La escuela es un sistema que, como tal, cumple con los requisitos de los sistemas. De ella, es cierto, se puede hablar en términos generales por aquello del ahorro cognitivo. No condeno esta práctica, esta elucubración sin datos, siempre y cuando dejemos en la puerta de nuestro despacho cualquier atisbo de moralidad o ideario bienintencionado. Las generalizaciones son la esencia del discurso científico, pero los análisis se hacen sobre realidades concretas, no sobre términos que, en último extremo, son flatus vocis, o sea, flatulencias. Por ejemplo, cuando un autor (psicopedagogo, por ponerlo aún más en evidencia) indica con no poca rimbombancia que la escuela es el espacio propio (el viejo lugar natural aristotélico, paréceme a mí) para enseñar la participación democrática de todos los miembros de la comunidad escolar, ¿está afirmando una realidad o expresando un desiderátum? ¿Nos habla de lo que hay o nos expone cuáles son sus ideales y valores morales sobre la propia actividad educativa? Yendo más allá, ¿es posible una reflexión teórica que evite, cuanto más mejor, la carga de moralina que suelen tener estos discursos? Mi empeño aquí es este: denunciar esa suerte de moralina como un residuo paternalista (una especie de pátina que acerca a los profesionales a una suerte de figura de predicador laico) cargado de esas buenas intenciones que suele llevar sobre sus espaldas el educador; residuo que, sin embargo, nos aleja de la reflexión teórica y nos lleva a ver lo que sucede en términos morales. Y la actividad relacional que se desarrolla entre el sistema escolar y el familiar en esos mismos términos preñados de una moralidad que tiñe y oculta el hecho desnudo de lo que hay: el nudo dato desabrido.
Me niego a creer que todo discurso analítico sobre el funcionamiento y la interacción de ambos sistemas empiece o tenga que empezar por esos elementos morales.
Curiosamente, son estos mismos analistas “científicos” quienes al final de sus reflexiones, y a modo de conclusiones generales, elaboran el decálogo “ideal” de lo que la escuela y la familia deberían hacerse y darse entre sí (e incluso ser), sin que por otra parte expliquen en ningún lugar cómo hacer para llegar a eso que propugnan; o, por lo menos, para acercarse de manera nítida a tales intenciones y propósitos. Exponen una meta ideal sin camino alguno que recorrer. Ni siquiera a título de ejemplo, ni siquiera como procedimiento o método. Lo dicho: ¡un catálogo de buenas intenciones! (O como dejar de ser científico para ser un buen boy-scout! ¡Homilía dominical con pretensiones científicas!
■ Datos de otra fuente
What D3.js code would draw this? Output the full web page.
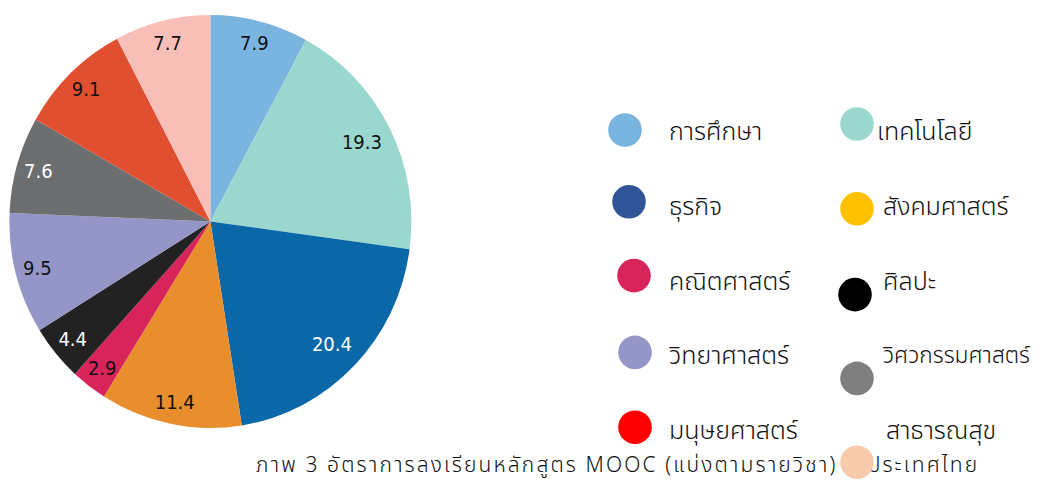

No me importaría que fuera una mera homilía dominical si quien la predicase fuera al menos consciente de eso y tuviera esa intención. No estoy, por principio, en contra de los sermones. Tienen la cualidad de poder ser escuchados o no. Lo peor no es el sermoneo, con todo y ser pesado, sino la pretensión de hacer pasar un tipo de discurso desiderativo por otro enunciativo, declarativo o explicativo.
La escuela, como sucede también en aquellos ámbitos donde se puede ejercer fuerte influencia social (el ámbito de la salud es otro buen ejemplo de esto) está sujeto a un vivo debate público, abierto en canal en los medios de comunicación, en las revistas científicas y entre los propios profesionales que trabajan en él, así como entre los usuarios directos de tales contextos: los padres, los alumnos, la administración y sus técnicos. A todos los ocupa y les preocupa lo que en su seno sucede. Hay muchos intereses en juego y circulando, y una inquietud constante por crear (generar) una opinión compartida entre la muy azacaneada opinión pública. La escuela no se puede sustraer a todo este debate vivo, ni dejar de estar influida por los titulares periodísticos dicho debate que produce.
Pero una cosa es el debate ideológico político (los legítimos y encontrados intereses de muchas partes de la sociedad) y otra diferente el análisis complejo de las dinámicas que sustentan el funcionamiento efectivo de este sistema.
Diferente no quiere decir que no hayamos de tener en cuenta lo que sucede, lo que genera olas en la opinión pública y repercute necesariamente sobre los actores de esta organización, que actúa y que también es mirada con atención vigilante sobre ese su propio hacer. Lo que a mi juicio escasea, para nuestra desgracia y la de quienes tienen que trabajar en y con la escuela, es que los expertos que la analizan y estudian lo hagan reflexionando sobre lo que hay, no sobre lo que debería haber y no está. Que hagan ciencia para poder luego hablarnos de sus deseabilidades. Que apliquen a sus discursos biempensantes la hoja bien afilada de la guillotina de Hume. Es lo mínimo.